Tuesday, 14 February 2012

CANOES In "The Art Of William Armstrong "

William Armstrong was a civil engineer and artist that accompanied the surveyors on their explorations of the Great Lakes.

William Armstrong came to Nipigon as a member of a government survey party in1867 and in 1869.

These are his Nipigon area paintings  from: Henry C. Campbell's Early Days on the Great Lakes: the Art of William Armstrong  published by McClelland and Stewart Ltd., Toronto 1971 pp. 128

This is the usual shape of our canoes.
 I am still trying to figure how the artist that illustrated Elizabeth Taylor's 1889 trip
got his canoe to have oar-locks.

Portaging the canoe along the Nipigon River

Miss De La Ronde, daughter of the post superintendent
with Ojibway canoes at the Hudson's Bay Company Post
 on Lake Nipigon.

Hudson's Bay Company Post Lake Nipigon.  Note the teepees's shape.
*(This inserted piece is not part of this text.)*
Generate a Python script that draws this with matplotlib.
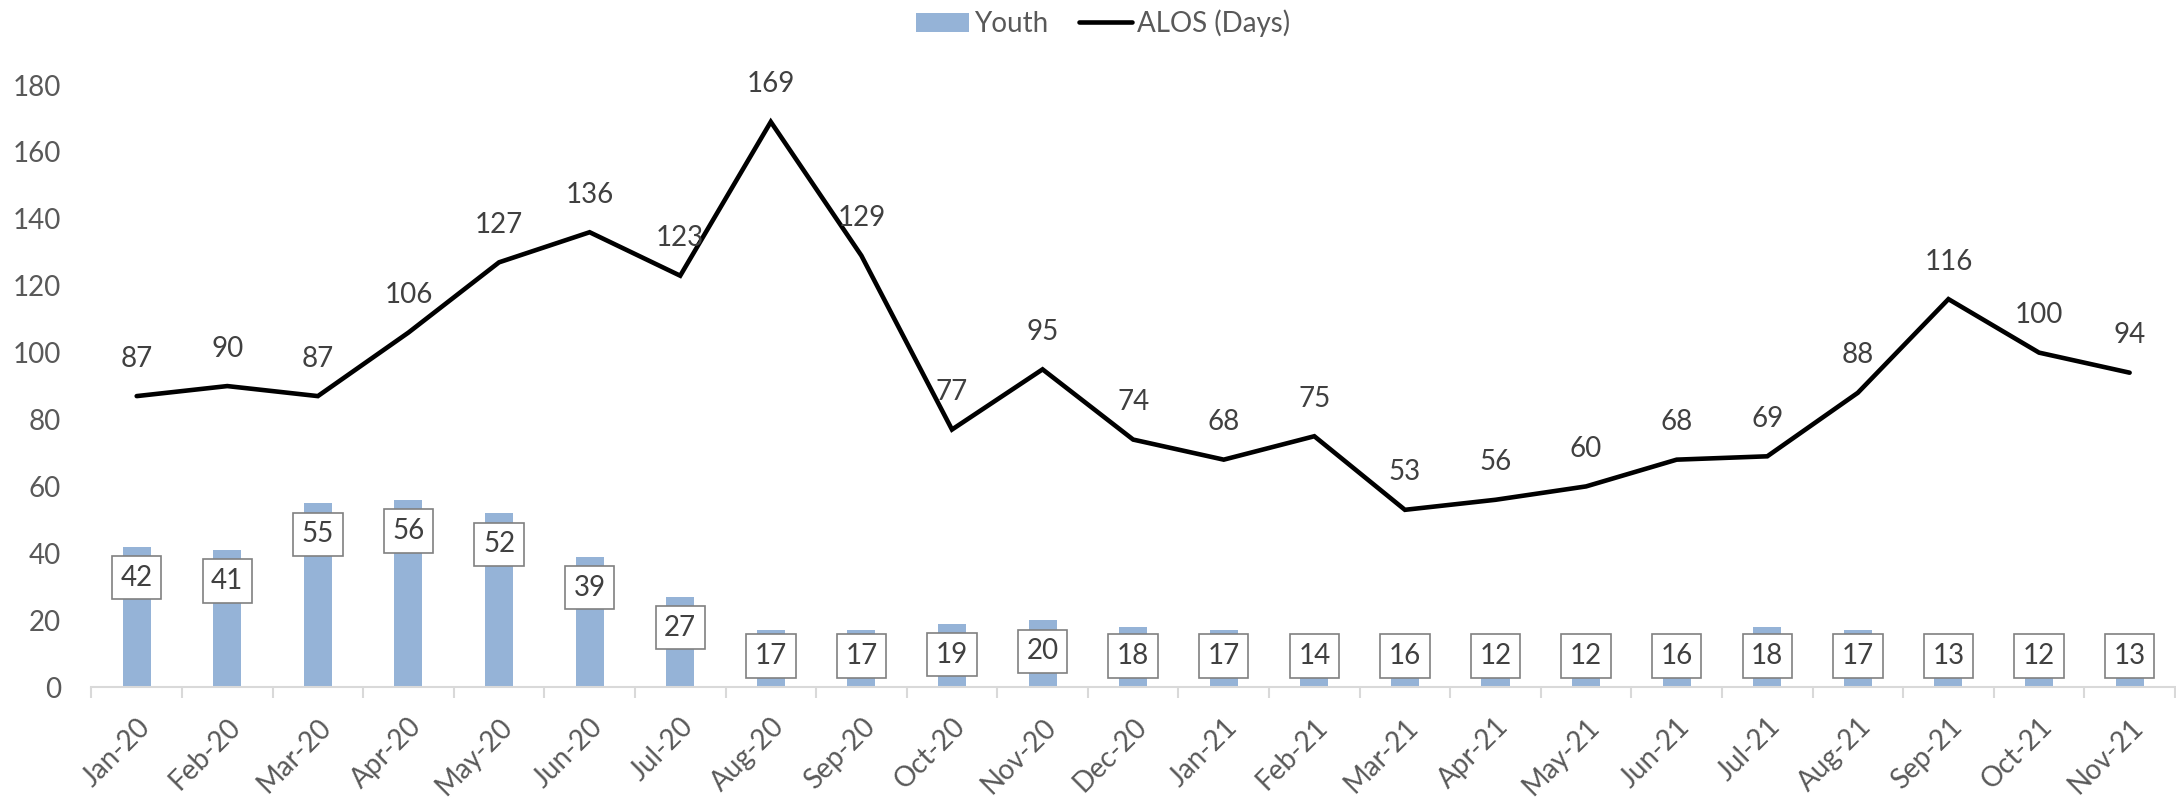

An Indian encampment at the mouth of the Black Sturgeon River.
Note the shape of these homes on the far side.

Now we are back at the Nipigon  "Harbour" view in 1867 -69.

This shows the "Side-wheeler" steamboat docked at Red Rock Post.
 The present Nipigon Dock area that is getting a face lift in 2012.
When the Canadian National Railway
put a causeway across the bend in the river (circa 1910)
 (not shown here)
 it gave us a whole new Harbour area.

The camera may have been invented in 1839 but very few made it into the wilds until almost 1900.
The artist was the primary source of our live-style records.